- GIVEN DATA:

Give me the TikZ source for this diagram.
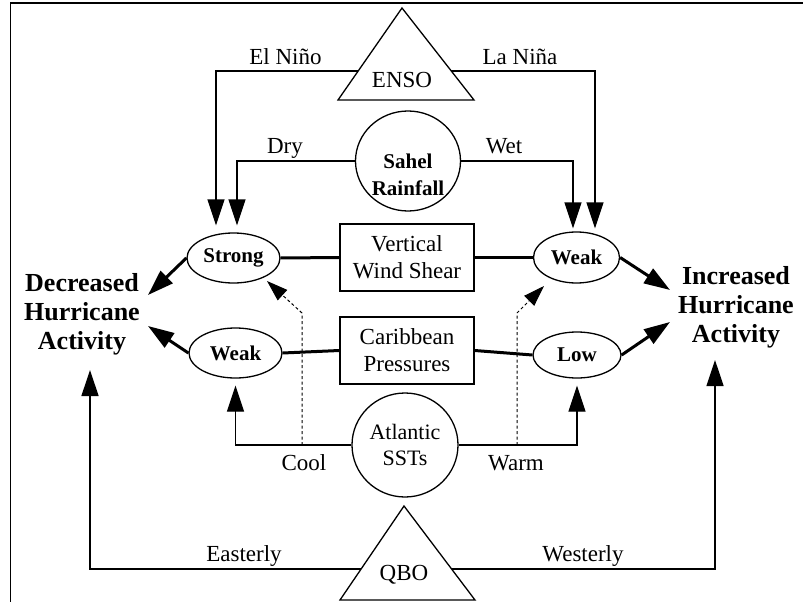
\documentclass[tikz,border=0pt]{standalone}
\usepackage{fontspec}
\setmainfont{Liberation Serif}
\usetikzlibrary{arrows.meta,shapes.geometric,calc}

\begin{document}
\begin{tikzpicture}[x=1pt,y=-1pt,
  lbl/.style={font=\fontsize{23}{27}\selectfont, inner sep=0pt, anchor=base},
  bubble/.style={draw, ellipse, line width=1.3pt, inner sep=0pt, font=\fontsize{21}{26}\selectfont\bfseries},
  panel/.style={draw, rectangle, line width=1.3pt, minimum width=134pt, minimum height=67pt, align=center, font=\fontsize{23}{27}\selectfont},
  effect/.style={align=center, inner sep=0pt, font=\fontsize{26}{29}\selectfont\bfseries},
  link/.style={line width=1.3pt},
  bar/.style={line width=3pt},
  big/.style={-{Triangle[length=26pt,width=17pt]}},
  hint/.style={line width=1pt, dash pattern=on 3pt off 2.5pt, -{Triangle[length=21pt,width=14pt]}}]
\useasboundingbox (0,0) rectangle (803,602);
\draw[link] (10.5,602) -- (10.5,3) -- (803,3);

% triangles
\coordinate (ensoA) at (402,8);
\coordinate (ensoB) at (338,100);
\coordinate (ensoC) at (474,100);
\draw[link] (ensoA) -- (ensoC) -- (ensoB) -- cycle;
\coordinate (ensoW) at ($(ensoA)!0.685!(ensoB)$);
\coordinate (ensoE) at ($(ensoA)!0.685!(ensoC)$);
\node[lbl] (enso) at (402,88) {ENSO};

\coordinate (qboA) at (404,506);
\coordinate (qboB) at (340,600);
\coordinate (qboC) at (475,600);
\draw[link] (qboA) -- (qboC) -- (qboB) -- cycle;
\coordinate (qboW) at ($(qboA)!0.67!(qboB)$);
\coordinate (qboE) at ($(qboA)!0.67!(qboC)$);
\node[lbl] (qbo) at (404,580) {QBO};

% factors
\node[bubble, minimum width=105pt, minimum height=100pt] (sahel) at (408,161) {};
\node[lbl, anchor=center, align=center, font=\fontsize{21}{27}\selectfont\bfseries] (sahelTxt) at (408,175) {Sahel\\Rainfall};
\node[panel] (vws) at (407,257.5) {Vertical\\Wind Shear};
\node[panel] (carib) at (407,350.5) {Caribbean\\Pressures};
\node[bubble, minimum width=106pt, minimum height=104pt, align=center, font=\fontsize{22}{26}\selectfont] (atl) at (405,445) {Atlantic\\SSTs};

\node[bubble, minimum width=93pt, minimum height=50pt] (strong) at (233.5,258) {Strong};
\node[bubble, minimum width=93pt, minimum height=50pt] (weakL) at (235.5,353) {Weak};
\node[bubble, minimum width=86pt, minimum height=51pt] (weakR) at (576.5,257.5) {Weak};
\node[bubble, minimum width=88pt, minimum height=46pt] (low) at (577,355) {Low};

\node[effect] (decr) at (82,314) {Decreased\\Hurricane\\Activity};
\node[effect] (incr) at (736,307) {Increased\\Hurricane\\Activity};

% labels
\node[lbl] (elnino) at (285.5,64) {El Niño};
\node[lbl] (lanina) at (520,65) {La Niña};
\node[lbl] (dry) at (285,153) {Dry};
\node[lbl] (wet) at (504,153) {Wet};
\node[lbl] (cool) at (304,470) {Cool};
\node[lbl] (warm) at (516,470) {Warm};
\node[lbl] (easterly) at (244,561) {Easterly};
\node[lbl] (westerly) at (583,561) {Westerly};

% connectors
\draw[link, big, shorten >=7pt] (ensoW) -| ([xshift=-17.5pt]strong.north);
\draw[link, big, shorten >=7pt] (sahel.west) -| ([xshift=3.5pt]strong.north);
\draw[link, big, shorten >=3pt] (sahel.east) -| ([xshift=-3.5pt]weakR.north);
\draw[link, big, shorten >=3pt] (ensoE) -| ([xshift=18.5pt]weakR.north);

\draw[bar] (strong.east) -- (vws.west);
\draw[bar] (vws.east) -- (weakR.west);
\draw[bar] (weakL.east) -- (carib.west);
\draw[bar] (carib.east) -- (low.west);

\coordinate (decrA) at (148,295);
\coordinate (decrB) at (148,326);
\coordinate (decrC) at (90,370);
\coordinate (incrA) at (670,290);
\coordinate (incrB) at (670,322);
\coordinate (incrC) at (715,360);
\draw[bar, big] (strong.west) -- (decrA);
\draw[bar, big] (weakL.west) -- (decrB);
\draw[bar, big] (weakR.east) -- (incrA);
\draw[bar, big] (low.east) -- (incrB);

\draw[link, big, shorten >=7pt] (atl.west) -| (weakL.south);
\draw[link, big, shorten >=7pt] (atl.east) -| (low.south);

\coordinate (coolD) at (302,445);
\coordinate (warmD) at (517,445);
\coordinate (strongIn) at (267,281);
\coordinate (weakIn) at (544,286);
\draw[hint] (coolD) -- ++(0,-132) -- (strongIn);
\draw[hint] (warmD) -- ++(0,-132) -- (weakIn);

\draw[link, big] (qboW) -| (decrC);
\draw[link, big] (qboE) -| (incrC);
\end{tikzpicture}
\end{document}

- DESCRIPTION OF THE TASK:
Make an exact copy of the lines from the top of the material through the line with "(10.5,3) -- (803,3);", pictures excluded.

- WORKED SOLUTION:
Give me the TikZ source for this diagram.
\documentclass[tikz,border=0pt]{standalone}
\usepackage{fontspec}
\setmainfont{Liberation Serif}
\usetikzlibrary{arrows.meta,shapes.geometric,calc}

\begin{document}
\begin{tikzpicture}[x=1pt,y=-1pt,
  lbl/.style={font=\fontsize{23}{27}\selectfont, inner sep=0pt, anchor=base},
  bubble/.style={draw, ellipse, line width=1.3pt, inner sep=0pt, font=\fontsize{21}{26}\selectfont\bfseries},
  panel/.style={draw, rectangle, line width=1.3pt, minimum width=134pt, minimum height=67pt, align=center, font=\fontsize{23}{27}\selectfont},
  effect/.style={align=center, inner sep=0pt, font=\fontsize{26}{29}\selectfont\bfseries},
  link/.style={line width=1.3pt},
  bar/.style={line width=3pt},
  big/.style={-{Triangle[length=26pt,width=17pt]}},
  hint/.style={line width=1pt, dash pattern=on 3pt off 2.5pt, -{Triangle[length=21pt,width=14pt]}}]
\useasboundingbox (0,0) rectangle (803,602);
\draw[link] (10.5,602) -- (10.5,3) -- (803,3);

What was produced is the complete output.